Religion for him as a secularized skeptic does not matter as much as identification with his people, and exploring the philosophical paradoxes of the Yogacara school that engrossed Hsuan Tsang. "The issue for a Christian or Jew is only secondarily: is it true? Primarily it is: what does God demand of me?" While in Hinduism and Buddhism, it's not so much "belief in a Supreme Being" in its manifestations as it is "the true nature of reality, the reality that lies behind appearances and whose apprehension will enable the devotee to escape the grip of earthly attachment and experience a higher happiness." (273)

On his adventure, Bernstein's interest appears to enliven as perhaps like Hsuan Tsang he enters India. This section's the most compelling, as Bernstein follows his predecessor into the heart of the Buddhist paradox: "that if all is illusion, then nothing can be known". (224) He's read about Buddhism but his stubbornness regarding its basic teachings about impermanence and not clinging to concepts appears almost willfully obstinate. He may never solve this famous crux, but he admits at least at last that letting go and being honest with one's own character proves a reliable path. He vows to return to his life with the woman who will be his fiancée and to settle down after a life of roaming Asia and reporting about it in Manhattan.

Bernstein intersperses his own upbringing as a Jewish boy born to immigrants on a Connecticut chicken farm with his struggles to figure out his place in a rootless upbringing. He gains subtle insights. In an orphanage in Amritsar, he takes photos (none are included strangely and the volume lacks illustrations) of the boys, but of one who's blind: "I left my camera in the bag where it belonged. To photograph him would be to announce that I could see what he couldn't-- himself." (195)
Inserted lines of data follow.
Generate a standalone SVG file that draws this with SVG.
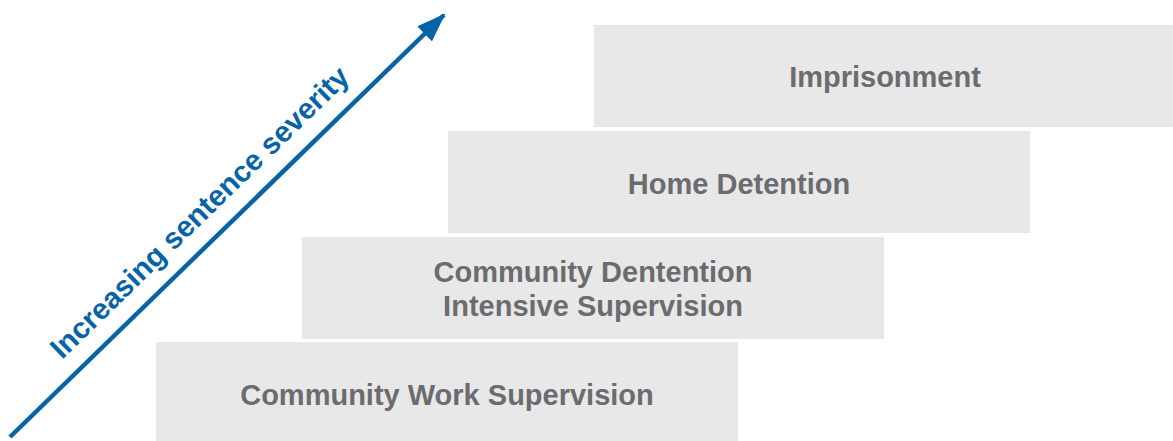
<svg xmlns="http://www.w3.org/2000/svg" width="1173" height="441" viewBox="0 0 1173 441">
  <defs>
    <style>
      .step { fill: #e8e8e8; }
      .label { font-family: "Liberation Sans", Arial, sans-serif; font-weight: bold; font-size: 29px; fill: #6c6c70; text-anchor: middle; }
      .axis-label { font-family: "Liberation Sans", Arial, sans-serif; font-weight: bold; font-size: 29.5px; fill: #0563a6; text-anchor: middle; }
      .axis { stroke: #0563a6; stroke-width: 4.5; fill: none; }
    </style>
    <marker id="arrowhead" viewBox="0 0 29 21" refX="27" refY="10.5" markerWidth="29" markerHeight="21" markerUnits="userSpaceOnUse" orient="auto">
      <path d="M0,0 L29,10.5 L0,21 Z" fill="#0563a6"/>
    </marker>
  </defs>

  <rect width="1173" height="441" fill="#ffffff"/>

  <!-- staircase of sentence types -->
  <g id="node-imprisonment">
    <rect class="step" x="594" y="25" width="582" height="102"/>
    <text class="label" x="885" y="87">Imprisonment</text>
  </g>
  <g id="node-home-detention">
    <rect class="step" x="448" y="131" width="582" height="102"/>
    <text class="label" x="739" y="194">Home Detention</text>
  </g>
  <g id="node-community-detention">
    <rect class="step" x="302" y="237" width="582" height="102"/>
    <text class="label" x="593" y="282">Community Dentention</text>
    <text class="label" x="593" y="316">Intensive Supervision</text>
  </g>
  <g id="node-community-work">
    <rect class="step" x="156" y="342" width="582" height="99"/>
    <text class="label" x="447" y="405">Community Work Supervision</text>
  </g>

  <!-- severity axis -->
  <g id="connectors">
    <line class="axis" x1="10" y1="437" x2="444" y2="15" marker-end="url(#arrowhead)"/>
    <text class="axis-label" transform="translate(206.5,219.5) rotate(-44.2)" x="0" y="0">Increasing sentence severity</text>
  </g>
</svg>
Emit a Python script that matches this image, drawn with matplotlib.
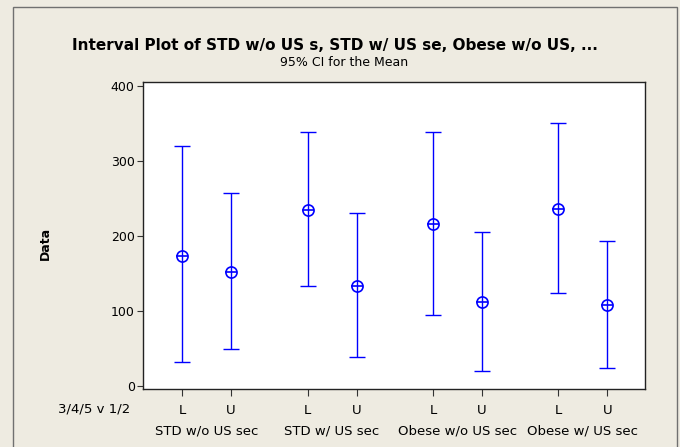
import matplotlib
matplotlib.use("Agg")
import matplotlib.pyplot as plt
from matplotlib.patches import Rectangle

groups = ["STD w/o US sec", "STD w/ US sec", "Obese w/o US sec", "Obese w/ US sec"]
levels = ["L", "U"]
means = [173.5, 152.0, 234.0, 133.6, 215.7, 112.0, 235.7, 107.4]
lower = [31.5, 49.7, 133.0, 38.6, 94.5, 20.4, 123.8, 23.5]
upper = [319.6, 256.6, 338.0, 230.0, 338.0, 205.5, 350.6, 193.0]
yticks = [0, 100, 200, 300, 400]

W, H = 680, 447
fig = plt.figure(figsize=(W / 100, H / 100), dpi=100)
bg = "#EEEBE1"
fig.patch.set_facecolor(bg)
fig.patches.append(Rectangle((13 / W, -0.1), (677 - 13) / W, 1.1 - 7 / H,
                             transform=fig.transFigure, fill=False,
                             edgecolor="#707070", linewidth=1.0))

ax = fig.add_axes([143 / W, 1 - 389 / H, (645 - 143) / W, (389 - 82) / H])
ax.set_facecolor("white")

gap = 2.56
pos = []
labs = []
for g in range(len(groups)):
    for j, lv in enumerate(levels):
        pos.append(g * gap + j)
        labs.append(lv)

blue = "#0000FF"
for x, m, lo, hi in zip(pos, means, lower, upper):
    ax.errorbar([x], [m], yerr=[[m - lo], [hi - m]], fmt="none", ecolor=blue,
                elinewidth=1.0, capsize=6, capthick=1.0)
ax.plot(pos, means, linestyle="none", marker="o", ms=8, mfc="none", mec=blue, mew=1.2)
ax.plot(pos, means, linestyle="none", marker="_", ms=8, mec=blue, mew=1.2)

ax.set_xlim(-0.80, 9.45)
ax.set_ylim(-4, 405)
ax.set_yticks(yticks)
ax.set_yticklabels([str(v) for v in yticks], fontsize=9)
ax.set_xticks(pos)
ax.set_xticklabels(labs, fontsize=9.5)
ax.tick_params(axis="x", direction="out", length=5, pad=6, colors="#333333", labelcolor="black")
ax.tick_params(axis="y", direction="out", length=4, pad=2, colors="#333333", labelcolor="black")
for s in ax.spines.values():
    s.set_color("#222222")
    s.set_linewidth(1.0)

for g, name in enumerate(groups):
    ax.text(g * gap + 0.5, -0.115, name, transform=ax.get_xaxis_transform(),
            ha="center", va="top", fontsize=9.5)
ax.text(130 / W, 1 - 409 / H, "3/4/5 v 1/2", transform=fig.transFigure,
        ha="right", va="center", fontsize=9.5)

fig.text(335 / W, 1 - 45 / H, "Interval Plot of STD w/o US s, STD w/ US se, Obese w/o US, ...",
         ha="center", va="center", fontsize=11, fontweight="bold")
fig.text(344 / W, 1 - 62 / H, "95% CI for the Mean", ha="center", va="center", fontsize=9)
fig.text(45 / W, 1 - 243 / H, "Data", rotation=90, ha="center", va="center",
         fontsize=9, fontweight="bold")

fig.savefig("out.png", dpi=100, facecolor=bg)
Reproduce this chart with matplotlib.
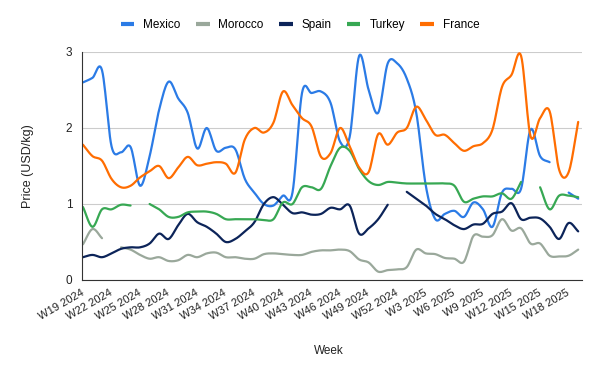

The search with Zhongmei-- and his departure from her when he must alone go past the Chinese borders-- to find his own identity impels his outward quest. It's often a slow and routine slog rather than a thrilling adventure. It may not please those used to travel tales full of colorful characters and wry mishaps, but as with Hsuan Tsang's example (however dimly pursued) the diligence Bernstein applies on and off makes this a thoughtful-- if stumbling and erratic-- journey.